First, the escalator at Macy’s wasn’t working last week, so along with the other customers, I was walking down. Standing on the bottom step — as some sort of safety measure, I suppose — was a woman, an employee of the store. Between her feet was a shoe, so that she looked as if she had three feet. When I reached the bottom, I said to her, “You look like you have three feet.” She gave a polite, uncomfortable laugh, perhaps to acknowledge the obvious, or perhaps to humor someone who had just said something absurd. I walked on, pondering the mystery of the three-shoed woman.

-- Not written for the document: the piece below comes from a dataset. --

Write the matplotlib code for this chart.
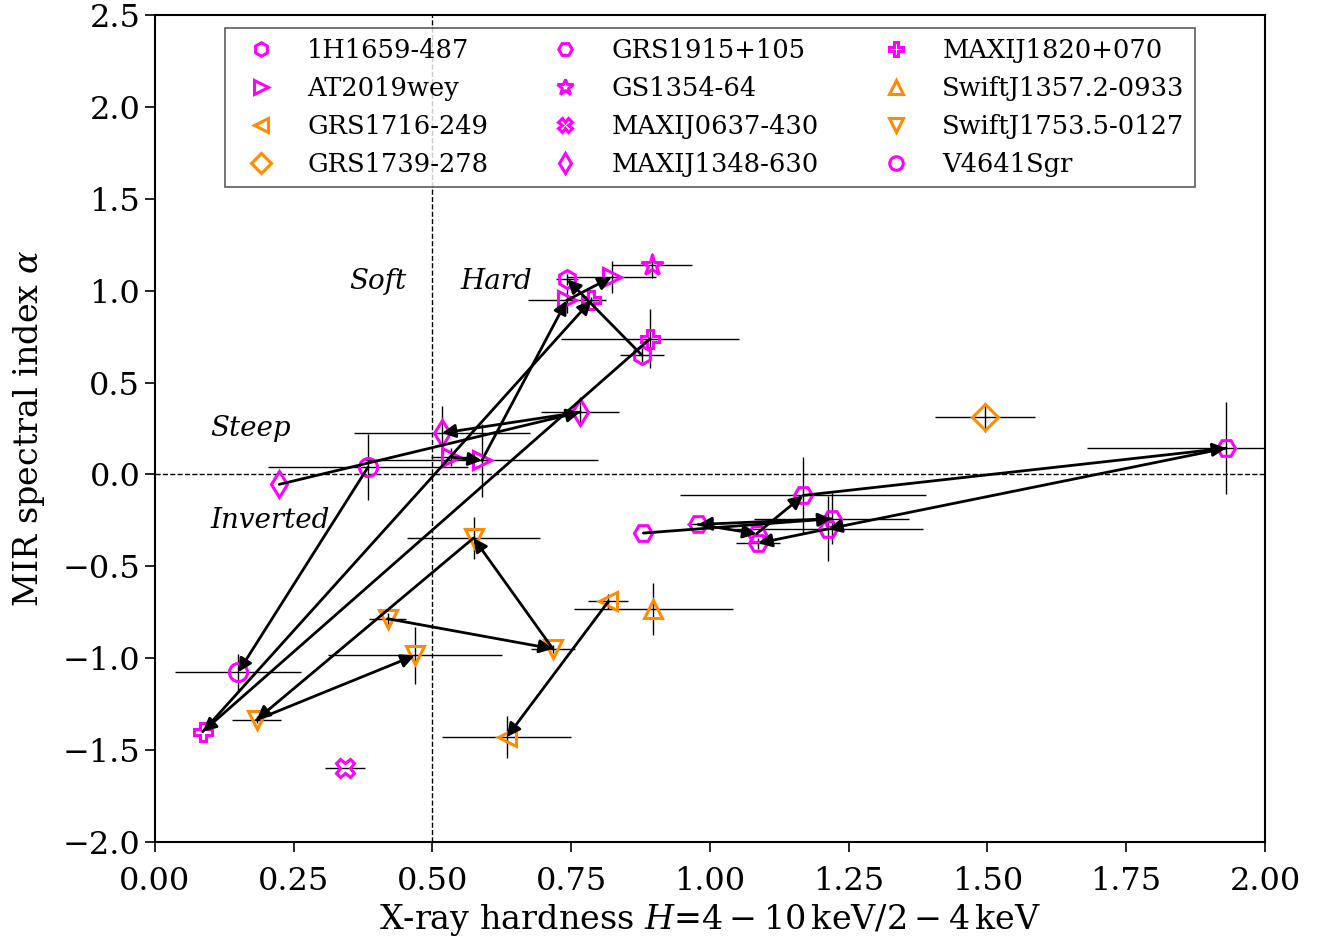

Second, while I was in Florida visiting my father, I took a walk to the pond. A bird hopped down beside me and began following me — a rather nondescript bird, a little larger than a mockingbird, with dark wings, a brown breast, and a beak which looked very sharp. He hopped alongside me, and then his family joined him. Soon he flew up to a branch, but he continued to follow me, flying from low branch to low branch. I asked him if he had anything to tell me, but if he did, I didn’t hear it. My dad, who is very practical, commented later that someone had probably been feeding him, but I couldn’t help but wonder. After all, this was not a pigeon, a seagull, or even a sparrow: that is, not the kind of bird I usually associate with begging for food.

A woman with three feet and a bird hopping along beside me are probably not mysteries of the caliber of a burning bush. However, I can’t help but feel that if we don’t pause and take off our shoes before these small mysteries, we may miss the large ones.